Local kids had a chance to participate in one of the highlights of scouting, the Pinewood Derby.
Homemade derby cars were cued up on the racetrack and ready to go Jan. 14 at Cardinal Joseph Bernandin Pack 300’s annual Pinewood Derby held at St. Francis of Assisi Catholic Church in Orland Park.
“It’s family friendly,” said Art Lubinski, committee chairman for the Pinewood Derby. “The Scouts participate. The siblings participate. It’s a great way for the family to have fun.”
This year’s theme focused more on racing-oriented models. From Stars Wars to Super Mario Brothers and hot dogs to Hershey’s chocolate, participants sought to add a personal touch to their cars.
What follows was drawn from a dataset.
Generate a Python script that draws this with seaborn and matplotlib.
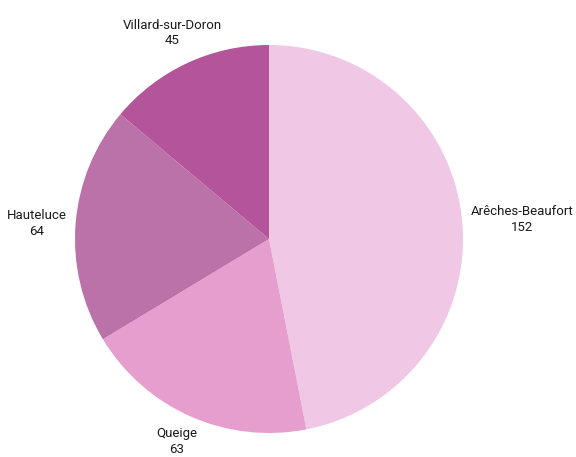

The first Scouts to race and build their Pinewood Derby cars dates back to 1953, and the event’s importance continues to ring true for many of the pack.
“We teach the kids about kinetic energy,” said Darryl Tabor, a den leader for Cardinal Joseph Bernandin Pack 300. “Some cars run faster than others. Well, why is that? We want them to learn why that is, [how] kinetic energy works. That’s why the track is sloped like it is, and it planes and comes to the end. So, every car’s going to be a different speed, based on the way they put the weights, the wheels, the axels. We learn about friction. Friction slows the car down. So, lots of kids will learn that in doing the Pinewood Derby, have lots of fun, and [engage in] teambuilding.”
Members of the pack and their siblings, if they elected to do so, had about a month to put together their Pinewood Derby cars.
More than 55 children signed up to compete in the annual event this time around.
Weighing in at no more than five ounces, each car came ready to heat up the racetrack.
Ready. Set. Go.
Oak Forest’s Al Alvarez was watching on as his 7-year-old grandson, Benjamin Miller, and his Pinewood Derby car prepared for take off in its second heat.
“We already got second place, and now, we’re going for another,” he said. “We’re trying to get better.”
Miller is new to the pack and never previously attended a Pinewood Derby. His favorite part, Miller said, is seeing “all the designs of the cars” at the event.
Miller’s car was designed to embody the Creeper, a hostile mob depicted in the videogame “Minecraft.” Alvarez helped Miller to build and design the car.
“It was awesome,” he said. “We had a lot of fun.”
Miller’s car hit the racetrack and outran all of the others this time around.
Miller said it felt “really good” to win first place.
Michael Meyer, 6, of Homer Glen, was watching the races from the sideline with his mother, Alice, and his 4-year-old brother, Max.
“[We came to] have fun, and I think since this is their first year, [we’ve learned] what to do next year,” Alice said.
Michael and his father worked together on the Pinewood Derby car, and it has bulldogs and some flames painted on top of it.
Alice said Michael’s car performed okay, but his brother’s did a little better and went on to say she and her family’s decision to attend the Pinewood Derby was not for naught.
“There’s some kids [here] in [Michael’s] own class that he goes to school with, [and he’s] getting to know the other kids,” she said. “It’s great.”
Alice said she could absolutely see her family returning to the Pinewood Derby next year.
Awards were distributed toward the event’s conclusion to participating children for racing and style. The latter includes categories such as most creative, most imaginative and funniest, just to name a few.
Lubinski said there are many different ways to win.
Tabor said the Pinewood Derby has a way of becoming a staple for many of the children and families on hand, as they come back year after year and added that it has proven to be a successful event over time.
“It’s like a normal race,” Tabor said.